Sen. Brian Boner, R-Douglas, also denied that Republicans are controlling the weather — for good or bad. He said if it’s happening, he has no knowledge of it and wasn’t assigned to any committees that are planning the weather. 

“As a sixth-generation rancher, I need to talk to whoever amongst my fellow Republicans have this newfound power so we can leverage it to the best of our ability for Wyoming agriculture,” Boner told Cowboy State Daily.  

Boner said that if Republicans did somehow have the power to control the weather, it would really help out hay farmers. Republicans could ensure a wet spring, with two or three dry weeks prior to hay cuttings. 

“You would really notice a pattern if we were controlling the weather, which would be fantastic,” Boner said. 

New Religion

Wyoming Secretary of State Chuck Gray told Cowboy State Daily that Clinton’s statements are reflective of a “woke” agenda that he’s fighting through his office. It’s also why he’s tried to get rules implemented on the State Land and Investment Board that would stop the influence of environmental, social and governance in state investing. 

“Of course radical leftists like Hillary Clinton attribute the global warming hoax to us MAGA Republicans. It’s only to further their woke, leftist agenda to destroy America and Wyoming,” Gray said, “which has become the radical left’s new religion.” 

Mind Boggling 

Boner said the Democrats have been very effective at politicizing the weather and using fear of a climate apocalypse to gain support for their agendas. 

“It just boggles my mind that you can claim the world is going to end in the next 50 years. You can do that for 50 years, and people still believe you,” Boner said. 

He said he prefers to convince people based on logic and facts. 

“I think that’s always been the Republican way, to leave emotion out of it, to the best of our ability,” Boner said.

Lindholm said he can’t speak to the Almighty’s political affiliation. 

“I can probably guarantee that even God thinks Hilliary Clinton’s full of shit,” Lindholm said. 

Follow The Science

Roger Pielke Jr., professor of environmental studies at the University of Colorado at Boulder, provides accurate explainers on what the International Panel on Climate Change (IPCC), a consortium of the world’s leading climate scientists, actually says about extreme weather events. 

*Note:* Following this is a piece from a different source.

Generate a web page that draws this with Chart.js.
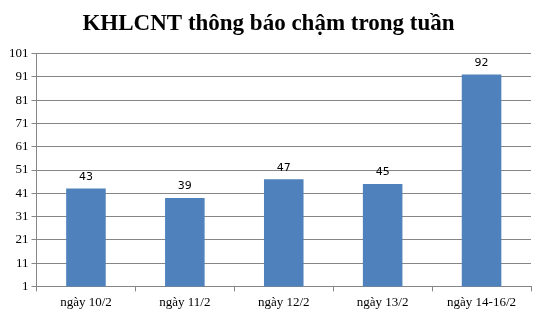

It’s often far more uncertain and nuanced than is reported in the media. 

In an entry on heat waves, Pielke shows that, according to data from the U.S. National Climate Assessment, the number of heat waves in the U.S. has increased since the 1960s, but still remains below that of the 1930s, which was prior to significant amounts of greenhouse gasses being put into the atmosphere.

“Heat waves of recent decades have not reached levels seen in the 1930s, either in their frequency or intensity,” Pielke wrote. 

Pielke also notes that in all areas of the U.S., mortality risks for extreme heat events show an overall decline. 

Heat waves are, however, one area in which the IPCC expresses a great deal of certainty that their intensity and frequency will increase in the future. 

Pielke also states that human-caused climate change is real and significant.